Pro-Assad villages evacuated in deal with Syrian insurgents

A fighter loyal to President Bashar al Assad and a child are seen in a bus as they are evacuated from the villages of al-Foua and Kefraya, Syria July 19, 2018. REUTERS/Khalil Ashawi A fighter loyal to President Bashar al Assad and a child are seen in a bus as they are evacuated from the villages of al-Foua and Kefraya, Syria July 19, 2018. REUTERS/Khalil Ashawi

BEIRUT (Reuters) – Two pro-government villages in northwestern Syria were evacuated on Thursday, state television said, in an agreement between the Damascus government and insurgents who had laid siege to them for several years.

In exchange, the government was due to release hundreds of prisoners from its jails. Pro-Damascus TV stations said at least 20 buses carrying “militants” released from jail had crossed into rebel-held territory under the agreement.

Close to 7,000 people – civilians and fighters – were due to leave the loyalist Shi’ite villages of al-Foua and Kefraya in Idlib province. They were ferried out in a convoy of buses through rebel-held territory to nearby government-held territory in Aleppo province, state TV footage showed.

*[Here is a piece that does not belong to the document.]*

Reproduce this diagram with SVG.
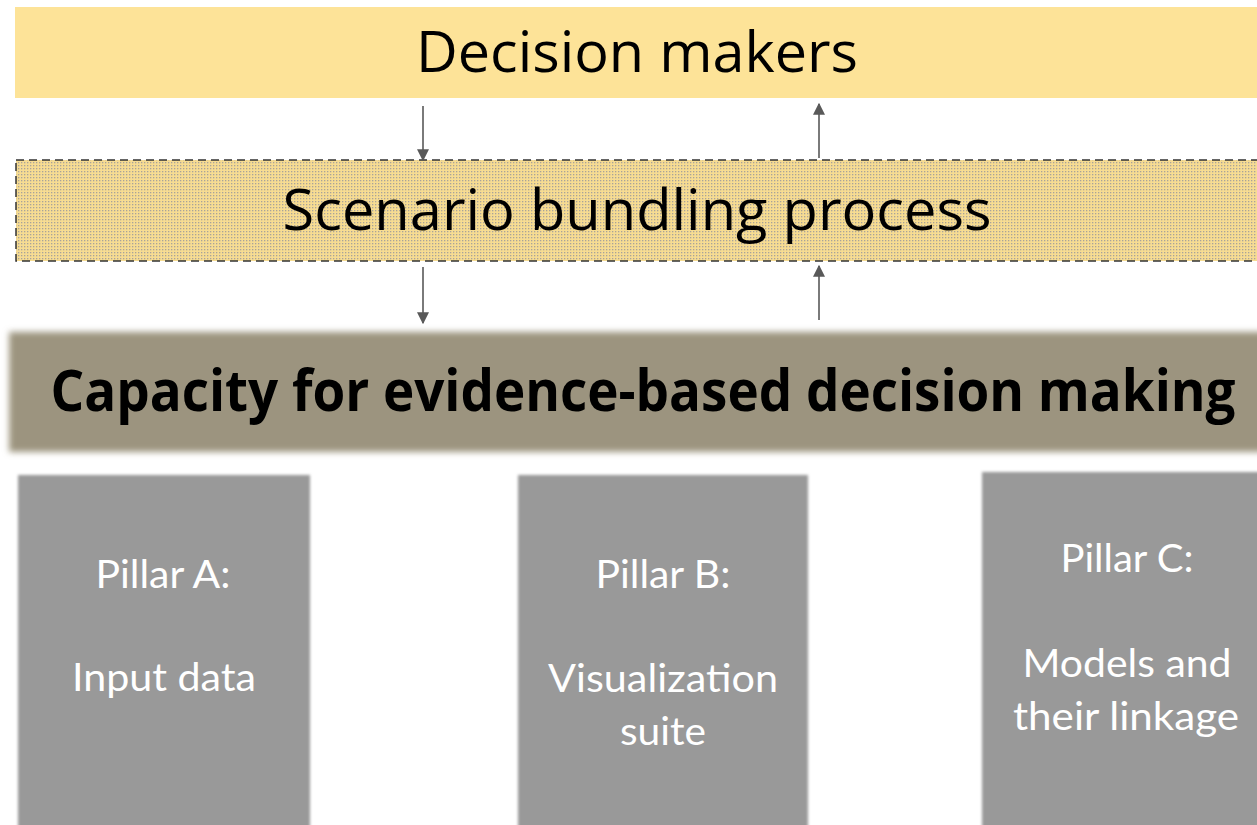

A commander in the regional alliance that backs Damascus said insurgents in Idlib were still holding around 1,000 of the evacuees near the crossing on Thursday night.

Footage broadcast by al-Manar TV, which is run by the pro-Damascus Lebanese Shi’ite group Hezbollah, showed buses arriving at a government checkpoint in al-Eis, east of the two villages, earlier in the day. Many had smashed windscreens – Al-Manar’s reporter said they had been pelted with rocks as they drove through rebel areas.

A separate convoy of buses was shown crossing from al-Eis into rebel-held territory. Al-Manar’s reporter at the scene said they were carrying detainees released under the deal.

Population transfers have been a common feature of the seven-year war, mostly at the expense of Assad’s opponents.

Rebels and civilians have been bussed out of their home towns to insurgent territory in the north as government troops advanced, backed by Russian and Iranian forces. The opposition has decried this as a systematic policy of forced displacement, or “demographic change”, to get rid of Assad’s opponents.

People are seen as they are evacuated from the villages of al-Foua and Kefraya, Syria July 19, 2018. REUTERS/Khalil Ashawi

People are seen as they are evacuated from the villages of al-Foua and Kefraya, Syria July 19, 2018. REUTERS/Khalil Ashawi

Assad has vowed to recover the entire country, and Idlib province is the last major insurgent-held part of Syria. The Syrian army and its allies are now waging a rapidly advancing campaign against rebels in the southwest, the other major area where Assad’s enemies were holding out.

The conflict, which has killed half a million Syrians and driven 11 million from their homes, has long had a sectarian dimension. Assad is from the Alawite sect, an offshoot of Shi’ite Islam, while most Syrians are Sunni Muslims.

Shi’ite militias backed by Iran have deployed from across the region to help Damascus against the mainly Sunni rebels.

More than 120 buses arrived at the Shi’ite villages on Wednesday to take out the residents and fighters. Ambulances left first, ferrying out the sick to a government checkpoint. State-run al-Ikhbariya TV said 10 ambulances carrying a number of people in critical condition left the villages.

Opposition sources said officials from Hayat Tahrir al-Sham, a coalition spearheaded by Syria’s former al-Qaeda offshoot, had negotiated the swap with Iran’s Revolutionary Guards.

A commander in the regional alliance that backs Assad and an Islamist rebel source familiar with the secret talks said that Turkey was also involved in the process, which builds on a deal from last year that was not fully implemented.

The evacuees were due to include Alawites taken hostage by rebels when they overran Idlib more than three years ago, the commander said.